Love can be confusing. Perhaps part of the confusion stems from using one word, love, for many different things. Just as saying one is ‘in America’ barely clarifies ones location, saying ‘I am in love’ provides little insight into the speaker’s situation.

In this brief essay, I’ll attempt to split out some of the different stages and types of love. I’ll explore some of their intricacies.

Love is a complex subject. I hope that some of what is true for me is true for you.

Photo by May Day from Pexels

The initial stage of love is infatuation. One is infatuated with another. In a rush of oxytocin and euphoria, the object of love becomes an addiction. One must be with them, to feed the craving with their being.

The infatuation is often overwhelming. One may rush to make drastic life changes in its wake. Curiously, it can feel this infatuation is at serious odds with other stages of love for others; feelings of guilt and arguments may follow. Somehow this sudden gust of wind can threaten long standing partnerships.

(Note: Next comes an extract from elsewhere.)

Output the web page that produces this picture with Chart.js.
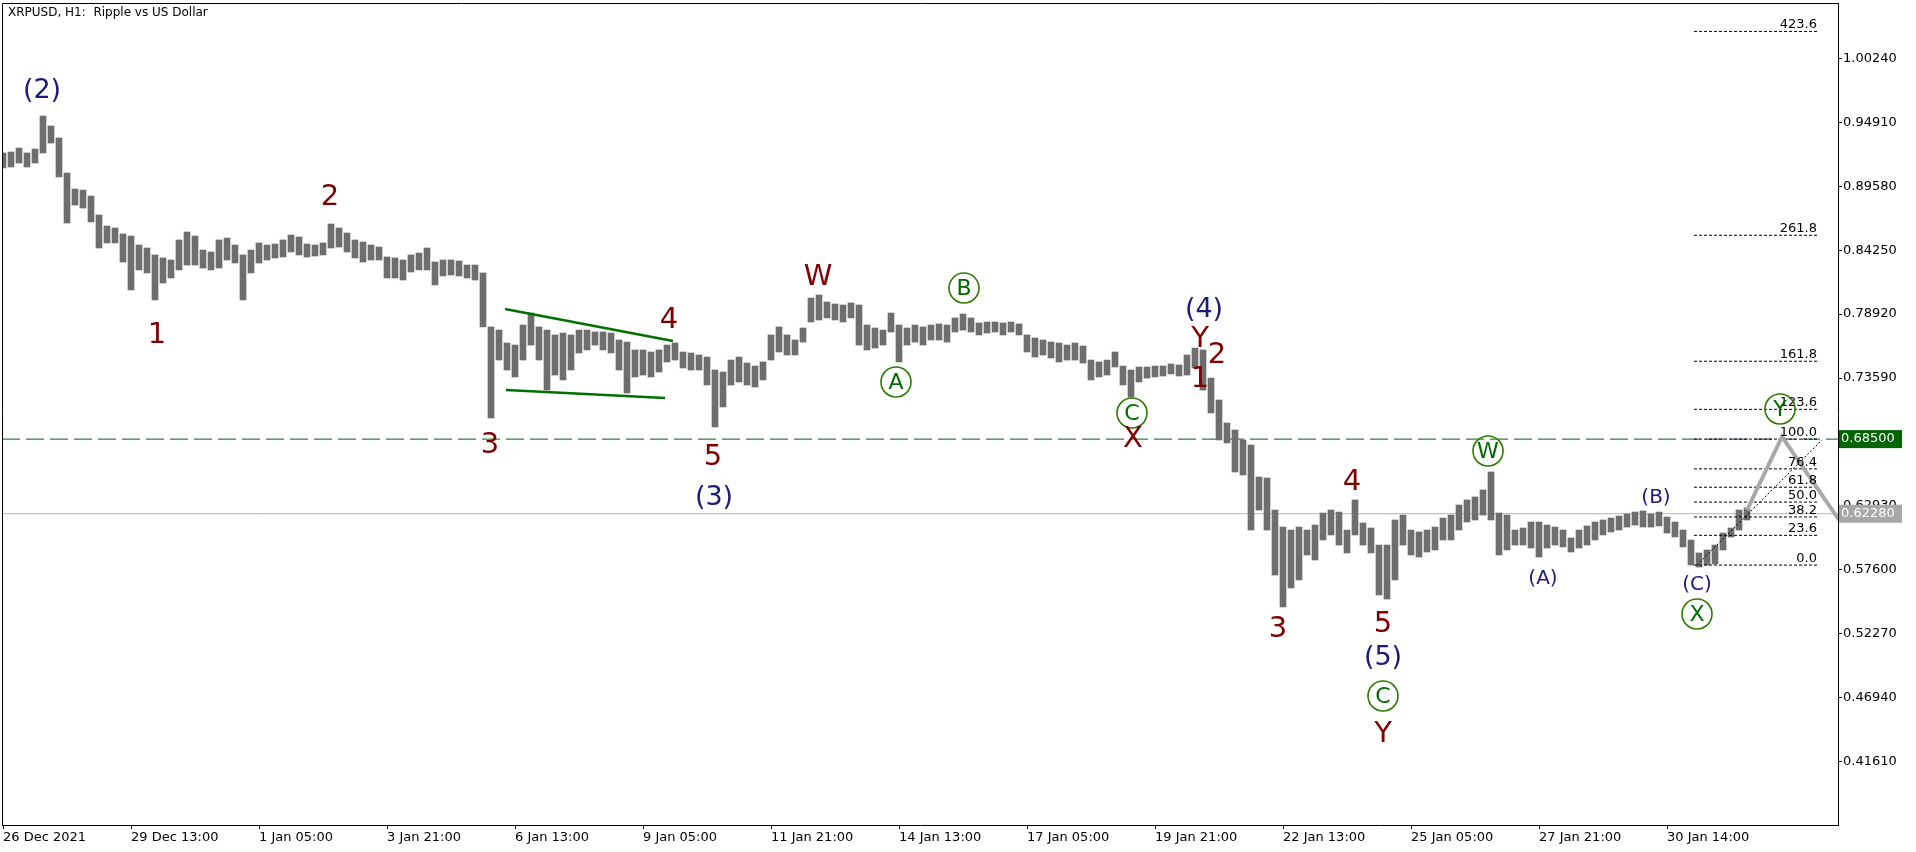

Often beside early infatuation comes sex. One lusts for the person and becomes sexually connected. With orgasm one experiences a further rush of endorphins. Dazzled by fireworks, staring into their eyes, one may proclaim “I love you”.

A brash statement of love can trouble a British person. Having been schooled for so long in frosty communications (to save any recipient from undue emotion), saying “I love you”, with its millions of implications and meanings, is uncomfortable.

A concept of Love first comes to us through novels and films. There it is neatly packaged into a two hour arc — it begins with a meeting of eyes, and ends with a happy union and contented retirement.

This cinematic love teaches us false lessons. It shows love as one single concept. It frees love of the many uncertainties and anxieties that accompany human existence. In films love is a predestined arrow, in reality it is a maze.

Propelled by headwinds of emotion, an acquaintance becomes regular, and grows into friendship. You find things you like to do and places you like to go. Conversation flows naturally and plans emerge.

It is easier to believe that love is permanent than to consider there are no guarantees against loss. Love inspires magnificent dreams. The immensity of the emotion portends that the one must never live outside this torrent. You chart your journey together as life planners.

One partner loving an additional person can seem threatening. To love someone else is to puncture the veneer of love’s pre-destiny and permanence. It opens questions (perhaps ignored) about who someone should love and why. A relationship is no longer simply the default, but a chosen intention.

Love with multiple people exposes the central economic calculus we like to ignore; that love is a trade. It costs time and energy and returns comfort and support. It is dizzying to consider this economy too frequently.

Considering these options and making a conscious choice may bring greater clarity to a relationship. It may mean you turn up for well-founded reasons.

Love, from choice and not pre-destiny, is no less.

As full-time friends and life-planners, a grand project emerges. You become partners in a joint-enterprise of love, life and family. Every day tasks are divided and conquered. You both start to invest towards a shared future.

Partnership brings its own rewards. You are greater than the sum of your parts. You are more efficient, you can accomplish more. Financial goals come within reach.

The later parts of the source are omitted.